When I said earlier that these children are topsy turvy, upside down children – the ‘normal’ rewards and consequences don’t work with them, there needs to be a new approach. The main way we can reach these children is through relationships. Relationships are where things have gone wrong for them in the past and relationships are what can build their self-esteem and change the way they see themselves and the world around them.
I read an article recently by Bryan Post an American leading expert in the field of attachment and parenting traumatised children. He was talking about consequences at school and gave this example.
Tim walks into the classroom in the morning loud and boisterous. A simple consequence you might provide Tim is a little shame and embarrassment mixed with classroom training. “Ah, Tim I think you’ve entered the big kids room this morning. Why don’t you try it again, or you can go down to the second grade where you might fit in better!” Oh, that’s a good one right there. All of the other students laugh. Tim’s face turns red, he storms out, and then storms back in without giving you even a look.
How about a different approach? Something that will shock Tim – he walks in being loud and boisterous and stops to talk to Gerry for a minute on the way. As Tim is interrupting the morning register you pause, take a big deep breath and feel your centre. Then, you just state in a gentle voice, “Tim”, Tim hurredly shuts off his morning meandering and replies, “What?” You look at him and smile, gesturing to his seat with your head. He sits. It happened so fast that the class doesn’t even know that it happened.
Then later you go over to him and say “Tim are you ok this morning? You seemed quite upset earlier, is there anything I need to do different? I don’t want you feeling like you aren’t getting enough attention. That would be terrible for you. In fact, because it seems like that’s what’s going on, maybe you and I could spend some time together in the morning before class. What do you think? That would help me make sure one of my favourite kids is getting the attention that he needs and I wouldn’t be worried that I might be messing up with you” Tim stirs. “Nah, you don’t have to do that. You give me plenty of attention really, I was just being rude and not thinking”. You respond with more compassion, “Ok I understand but if you come into my classroom feeling that way, it tells me this is not the safe place I want it to be for you. And that’s my responsibility – to make learning safe and enjoyable for you. I’ll see you in the morning ten minutes before bell rings”.
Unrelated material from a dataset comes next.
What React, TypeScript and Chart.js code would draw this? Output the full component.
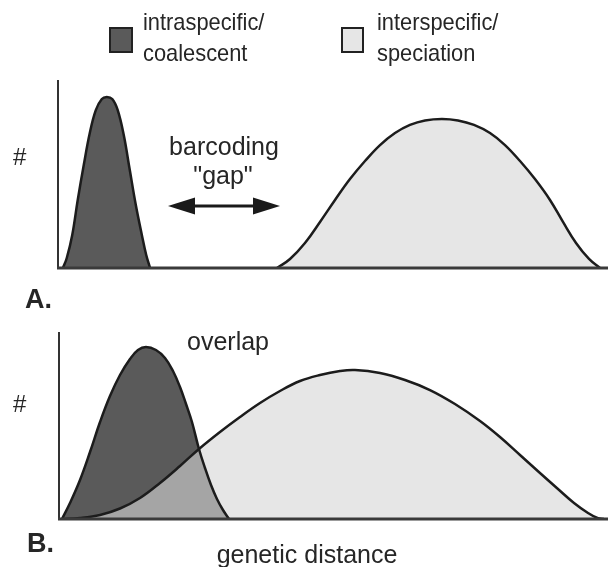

A very different approach right? And I’m guessing for some of you that raised more questions…but I know it works. When you can see their behaviour as a sign that something is bothering them then you can stay curious and compassionate – it’s not easy because they are skilled at the defenses they have created to protect themselves, but they need the relationship with adults to be strong, and to help them rebuild what they so desperately need to develop and grow.
It’s a process of moving from one belief i.e. that we must reward specific behaviour for a child to learn that’s how to behave, to a radical concept that if we could build a strong relationship with the child, encourage expression and integration (knowing that we ALL struggle with the full range of human emotion) and find ways to help a child feel safe and feel good about themselves and their worlds – then I believe we would have really helped a child to grow to be a well rounded, resilient, functioning member of society.